Stated goal: In the material below, please retype the lines from the very first through the one with "const axisX = 215, baseY = 574, topY = 28;", exactly and without pictures.

Records for this exercise:
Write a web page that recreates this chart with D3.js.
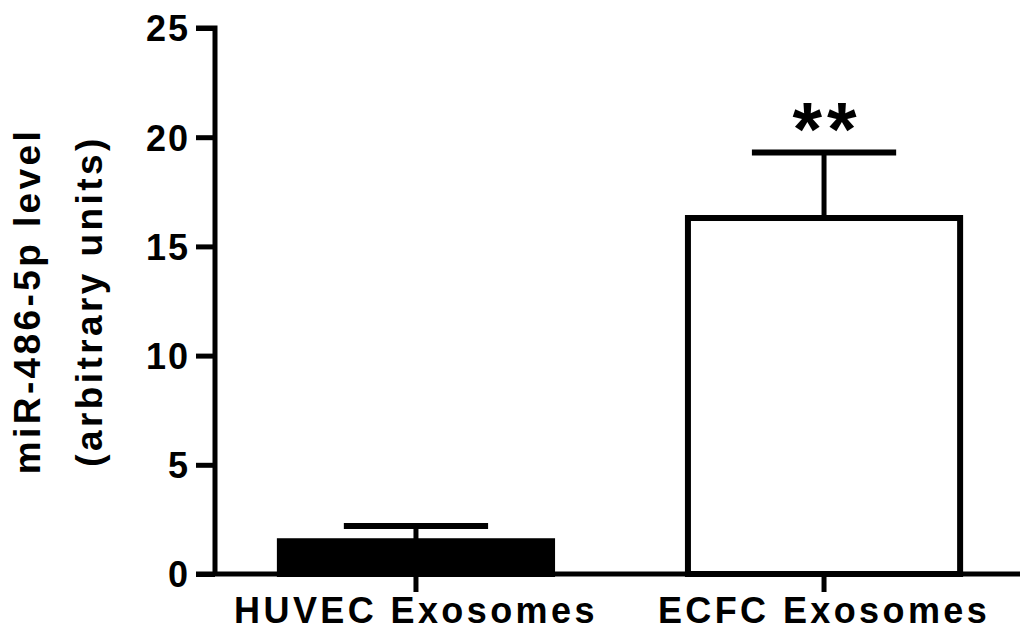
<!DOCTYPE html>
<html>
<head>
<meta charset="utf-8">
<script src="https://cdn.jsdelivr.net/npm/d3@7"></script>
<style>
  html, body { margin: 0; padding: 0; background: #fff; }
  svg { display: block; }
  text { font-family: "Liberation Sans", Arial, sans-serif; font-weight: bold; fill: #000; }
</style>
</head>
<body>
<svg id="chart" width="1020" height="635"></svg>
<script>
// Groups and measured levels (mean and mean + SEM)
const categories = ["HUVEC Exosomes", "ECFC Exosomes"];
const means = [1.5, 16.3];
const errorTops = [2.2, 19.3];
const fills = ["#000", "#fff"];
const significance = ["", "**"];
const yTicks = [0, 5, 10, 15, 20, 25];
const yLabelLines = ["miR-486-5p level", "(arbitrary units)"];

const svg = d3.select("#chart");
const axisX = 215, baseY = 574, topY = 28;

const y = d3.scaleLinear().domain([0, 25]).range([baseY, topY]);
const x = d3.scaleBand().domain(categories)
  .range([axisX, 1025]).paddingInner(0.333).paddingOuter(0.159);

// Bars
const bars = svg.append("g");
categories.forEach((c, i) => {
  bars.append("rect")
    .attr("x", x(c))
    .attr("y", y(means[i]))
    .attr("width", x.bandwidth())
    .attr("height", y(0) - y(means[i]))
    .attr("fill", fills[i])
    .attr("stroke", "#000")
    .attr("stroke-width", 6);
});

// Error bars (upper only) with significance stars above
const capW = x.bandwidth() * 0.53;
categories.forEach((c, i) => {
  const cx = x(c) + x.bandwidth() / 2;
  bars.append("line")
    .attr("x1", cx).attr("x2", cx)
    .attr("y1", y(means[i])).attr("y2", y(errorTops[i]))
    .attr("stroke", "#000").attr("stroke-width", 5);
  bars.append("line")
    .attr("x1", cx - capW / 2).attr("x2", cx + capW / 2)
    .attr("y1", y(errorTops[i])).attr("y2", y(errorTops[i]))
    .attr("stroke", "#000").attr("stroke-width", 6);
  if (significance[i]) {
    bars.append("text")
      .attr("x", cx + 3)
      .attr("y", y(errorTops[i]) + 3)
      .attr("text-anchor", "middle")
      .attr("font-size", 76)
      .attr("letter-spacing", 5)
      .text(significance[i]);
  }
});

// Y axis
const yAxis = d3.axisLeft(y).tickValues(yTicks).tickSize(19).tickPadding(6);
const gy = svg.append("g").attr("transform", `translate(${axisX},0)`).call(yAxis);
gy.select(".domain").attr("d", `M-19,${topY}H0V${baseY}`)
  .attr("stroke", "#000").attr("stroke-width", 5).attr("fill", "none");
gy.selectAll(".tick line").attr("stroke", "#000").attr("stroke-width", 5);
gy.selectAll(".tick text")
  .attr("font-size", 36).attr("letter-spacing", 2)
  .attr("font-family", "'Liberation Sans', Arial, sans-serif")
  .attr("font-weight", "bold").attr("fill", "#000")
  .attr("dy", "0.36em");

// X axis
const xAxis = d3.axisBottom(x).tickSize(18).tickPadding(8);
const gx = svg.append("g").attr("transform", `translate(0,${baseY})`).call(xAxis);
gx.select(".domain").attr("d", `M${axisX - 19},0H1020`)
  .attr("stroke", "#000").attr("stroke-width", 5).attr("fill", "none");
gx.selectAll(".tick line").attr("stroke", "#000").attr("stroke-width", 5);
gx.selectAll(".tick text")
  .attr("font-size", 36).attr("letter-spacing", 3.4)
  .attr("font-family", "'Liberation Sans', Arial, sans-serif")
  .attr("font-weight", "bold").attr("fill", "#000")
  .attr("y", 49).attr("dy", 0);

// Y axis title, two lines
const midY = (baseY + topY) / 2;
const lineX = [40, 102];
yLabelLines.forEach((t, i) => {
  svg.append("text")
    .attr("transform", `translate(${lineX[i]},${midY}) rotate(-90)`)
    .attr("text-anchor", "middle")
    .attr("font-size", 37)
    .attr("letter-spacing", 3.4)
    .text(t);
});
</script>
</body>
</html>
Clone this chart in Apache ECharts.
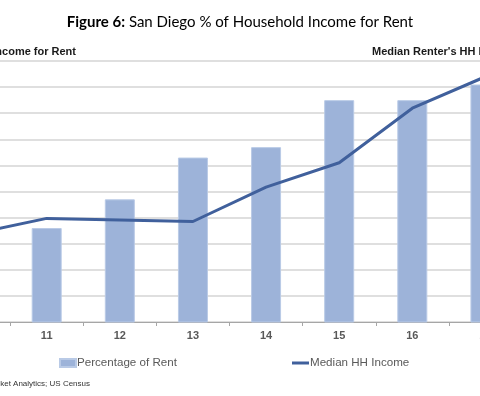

Written response:
Write a web page that recreates this chart with D3.js.
<!DOCTYPE html>
<html>
<head>
<meta charset="utf-8">
<script src="https://cdn.jsdelivr.net/npm/d3@7"></script>
<style>
  html, body { margin: 0; padding: 0; background: #fff; }
  svg { display: block; }
  text { font-family: "Liberation Sans", Arial, sans-serif; font-weight: bold; fill: #000; }
</style>
</head>
<body>
<svg id="chart" width="1020" height="635"></svg>
<script>
// Groups and measured levels (mean and mean + SEM)
const categories = ["HUVEC Exosomes", "ECFC Exosomes"];
const means = [1.5, 16.3];
const errorTops = [2.2, 19.3];
const fills = ["#000", "#fff"];
const significance = ["", "**"];
const yTicks = [0, 5, 10, 15, 20, 25];
const yLabelLines = ["miR-486-5p level", "(arbitrary units)"];

const svg = d3.select("#chart");
const axisX = 215, baseY = 574, topY = 28;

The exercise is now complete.